- _COLLECTED DATA_
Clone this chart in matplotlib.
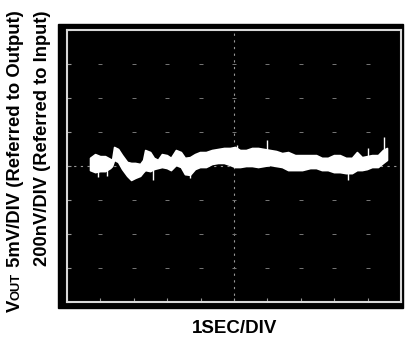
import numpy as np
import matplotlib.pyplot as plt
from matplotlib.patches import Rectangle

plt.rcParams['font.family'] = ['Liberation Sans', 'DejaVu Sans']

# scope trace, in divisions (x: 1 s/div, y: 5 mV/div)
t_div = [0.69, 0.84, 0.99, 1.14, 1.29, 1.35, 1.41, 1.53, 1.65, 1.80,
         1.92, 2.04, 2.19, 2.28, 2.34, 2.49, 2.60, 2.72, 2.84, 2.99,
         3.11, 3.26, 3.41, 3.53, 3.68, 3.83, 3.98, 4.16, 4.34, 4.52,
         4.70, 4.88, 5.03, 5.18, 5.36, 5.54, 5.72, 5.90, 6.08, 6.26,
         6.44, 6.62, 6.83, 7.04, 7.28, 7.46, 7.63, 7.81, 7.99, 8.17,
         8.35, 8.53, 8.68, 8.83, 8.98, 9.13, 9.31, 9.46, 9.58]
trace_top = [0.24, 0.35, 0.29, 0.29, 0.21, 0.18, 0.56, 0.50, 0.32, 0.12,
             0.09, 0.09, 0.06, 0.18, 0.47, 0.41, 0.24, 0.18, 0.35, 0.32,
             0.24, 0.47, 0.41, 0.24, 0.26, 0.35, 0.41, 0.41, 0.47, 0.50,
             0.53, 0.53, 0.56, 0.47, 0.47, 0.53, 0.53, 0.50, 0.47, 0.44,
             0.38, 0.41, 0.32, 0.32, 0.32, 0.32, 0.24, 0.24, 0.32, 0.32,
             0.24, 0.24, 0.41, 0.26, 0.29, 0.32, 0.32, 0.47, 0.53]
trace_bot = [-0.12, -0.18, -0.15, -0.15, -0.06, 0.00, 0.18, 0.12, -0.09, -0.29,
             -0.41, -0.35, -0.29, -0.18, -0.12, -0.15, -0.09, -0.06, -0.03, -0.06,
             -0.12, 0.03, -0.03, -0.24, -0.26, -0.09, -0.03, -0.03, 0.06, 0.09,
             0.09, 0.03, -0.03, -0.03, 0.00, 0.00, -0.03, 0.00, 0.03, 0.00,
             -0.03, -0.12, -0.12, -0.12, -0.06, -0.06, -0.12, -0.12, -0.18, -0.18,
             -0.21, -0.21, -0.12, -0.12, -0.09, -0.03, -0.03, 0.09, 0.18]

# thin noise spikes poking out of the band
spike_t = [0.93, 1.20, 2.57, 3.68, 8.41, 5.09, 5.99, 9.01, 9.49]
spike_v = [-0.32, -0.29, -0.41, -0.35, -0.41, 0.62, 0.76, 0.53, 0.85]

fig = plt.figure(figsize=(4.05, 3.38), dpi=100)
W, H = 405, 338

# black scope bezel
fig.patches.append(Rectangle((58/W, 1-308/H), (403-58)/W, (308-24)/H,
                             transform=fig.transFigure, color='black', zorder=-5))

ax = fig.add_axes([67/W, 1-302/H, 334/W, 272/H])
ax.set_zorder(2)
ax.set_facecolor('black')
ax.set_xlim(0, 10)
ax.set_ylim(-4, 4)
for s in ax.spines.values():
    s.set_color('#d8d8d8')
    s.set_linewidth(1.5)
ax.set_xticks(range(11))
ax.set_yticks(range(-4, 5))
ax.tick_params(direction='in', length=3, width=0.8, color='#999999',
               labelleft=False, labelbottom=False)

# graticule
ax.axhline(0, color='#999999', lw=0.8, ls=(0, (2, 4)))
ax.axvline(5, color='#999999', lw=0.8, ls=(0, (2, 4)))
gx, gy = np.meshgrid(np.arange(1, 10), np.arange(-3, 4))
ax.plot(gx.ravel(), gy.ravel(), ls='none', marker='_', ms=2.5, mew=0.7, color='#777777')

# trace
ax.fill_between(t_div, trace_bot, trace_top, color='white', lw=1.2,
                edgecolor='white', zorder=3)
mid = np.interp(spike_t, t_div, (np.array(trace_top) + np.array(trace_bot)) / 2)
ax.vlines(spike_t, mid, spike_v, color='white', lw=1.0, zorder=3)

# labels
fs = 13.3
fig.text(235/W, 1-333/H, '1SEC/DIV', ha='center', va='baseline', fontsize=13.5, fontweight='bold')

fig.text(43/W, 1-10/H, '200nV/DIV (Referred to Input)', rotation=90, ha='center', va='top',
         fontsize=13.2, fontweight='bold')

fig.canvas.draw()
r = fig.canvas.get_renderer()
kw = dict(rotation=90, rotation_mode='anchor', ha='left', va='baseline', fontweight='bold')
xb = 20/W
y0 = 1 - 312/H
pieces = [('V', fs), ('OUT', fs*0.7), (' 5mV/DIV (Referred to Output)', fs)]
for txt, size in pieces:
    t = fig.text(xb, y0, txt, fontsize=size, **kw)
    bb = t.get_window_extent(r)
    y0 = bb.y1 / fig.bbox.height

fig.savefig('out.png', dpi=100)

- _TASK INSTRUCTIONS_
Exclude the images, then output the data above word for word.

- _WORKED ANSWER_
Clone this chart in matplotlib.
import numpy as np
import matplotlib.pyplot as plt
from matplotlib.patches import Rectangle

plt.rcParams['font.family'] = ['Liberation Sans', 'DejaVu Sans']

# scope trace, in divisions (x: 1 s/div, y: 5 mV/div)
t_div = [0.69, 0.84, 0.99, 1.14, 1.29, 1.35, 1.41, 1.53, 1.65, 1.80,
         1.92, 2.04, 2.19, 2.28, 2.34, 2.49, 2.60, 2.72, 2.84, 2.99,
         3.11, 3.26, 3.41, 3.53, 3.68, 3.83, 3.98, 4.16, 4.34, 4.52,
         4.70, 4.88, 5.03, 5.18, 5.36, 5.54, 5.72, 5.90, 6.08, 6.26,
         6.44, 6.62, 6.83, 7.04, 7.28, 7.46, 7.63, 7.81, 7.99, 8.17,
         8.35, 8.53, 8.68, 8.83, 8.98, 9.13, 9.31, 9.46, 9.58]
trace_top = [0.24, 0.35, 0.29, 0.29, 0.21, 0.18, 0.56, 0.50, 0.32, 0.12,
             0.09, 0.09, 0.06, 0.18, 0.47, 0.41, 0.24, 0.18, 0.35, 0.32,
             0.24, 0.47, 0.41, 0.24, 0.26, 0.35, 0.41, 0.41, 0.47, 0.50,
             0.53, 0.53, 0.56, 0.47, 0.47, 0.53, 0.53, 0.50, 0.47, 0.44,
             0.38, 0.41, 0.32, 0.32, 0.32, 0.32, 0.24, 0.24, 0.32, 0.32,
             0.24, 0.24, 0.41, 0.26, 0.29, 0.32, 0.32, 0.47, 0.53]
trace_bot = [-0.12, -0.18, -0.15, -0.15, -0.06, 0.00, 0.18, 0.12, -0.09, -0.29,
             -0.41, -0.35, -0.29, -0.18, -0.12, -0.15, -0.09, -0.06, -0.03, -0.06,
             -0.12, 0.03, -0.03, -0.24, -0.26, -0.09, -0.03, -0.03, 0.06, 0.09,
             0.09, 0.03, -0.03, -0.03, 0.00, 0.00, -0.03, 0.00, 0.03, 0.00,
             -0.03, -0.12, -0.12, -0.12, -0.06, -0.06, -0.12, -0.12, -0.18, -0.18,
             -0.21, -0.21, -0.12, -0.12, -0.09, -0.03, -0.03, 0.09, 0.18]

# thin noise spikes poking out of the band
spike_t = [0.93, 1.20, 2.57, 3.68, 8.41, 5.09, 5.99, 9.01, 9.49]
spike_v = [-0.32, -0.29, -0.41, -0.35, -0.41, 0.62, 0.76, 0.53, 0.85]

fig = plt.figure(figsize=(4.05, 3.38), dpi=100)
W, H = 405, 338

# black scope bezel
fig.patches.append(Rectangle((58/W, 1-308/H), (403-58)/W, (308-24)/H,
                             transform=fig.transFigure, color='black', zorder=-5))

ax = fig.add_axes([67/W, 1-302/H, 334/W, 272/H])
ax.set_zorder(2)
ax.set_facecolor('black')
ax.set_xlim(0, 10)
ax.set_ylim(-4, 4)
for s in ax.spines.values():
    s.set_color('#d8d8d8')
    s.set_linewidth(1.5)
ax.set_xticks(range(11))
ax.set_yticks(range(-4, 5))
ax.tick_params(direction='in', length=3, width=0.8, color='#999999',
               labelleft=False, labelbottom=False)

# graticule
ax.axhline(0, color='#999999', lw=0.8, ls=(0, (2, 4)))
ax.axvline(5, color='#999999', lw=0.8, ls=(0, (2, 4)))
gx, gy = np.meshgrid(np.arange(1, 10), np.arange(-3, 4))
ax.plot(gx.ravel(), gy.ravel(), ls='none', marker='_', ms=2.5, mew=0.7, color='#777777')

# trace
ax.fill_between(t_div, trace_bot, trace_top, color='white', lw=1.2,
                edgecolor='white', zorder=3)
mid = np.interp(spike_t, t_div, (np.array(trace_top) + np.array(trace_bot)) / 2)
ax.vlines(spike_t, mid, spike_v, color='white', lw=1.0, zorder=3)

# labels
fs = 13.3
fig.text(235/W, 1-333/H, '1SEC/DIV', ha='center', va='baseline', fontsize=13.5, fontweight='bold')

fig.text(43/W, 1-10/H, '200nV/DIV (Referred to Input)', rotation=90, ha='center', va='top',
         fontsize=13.2, fontweight='bold')

fig.canvas.draw()
r = fig.canvas.get_renderer()
kw = dict(rotation=90, rotation_mode='anchor', ha='left', va='baseline', fontweight='bold')
xb = 20/W
y0 = 1 - 312/H
pieces = [('V', fs), ('OUT', fs*0.7), (' 5mV/DIV (Referred to Output)', fs)]
for txt, size in pieces:
    t = fig.text(xb, y0, txt, fontsize=size, **kw)
    bb = t.get_window_extent(r)
    y0 = bb.y1 / fig.bbox.height

fig.savefig('out.png', dpi=100)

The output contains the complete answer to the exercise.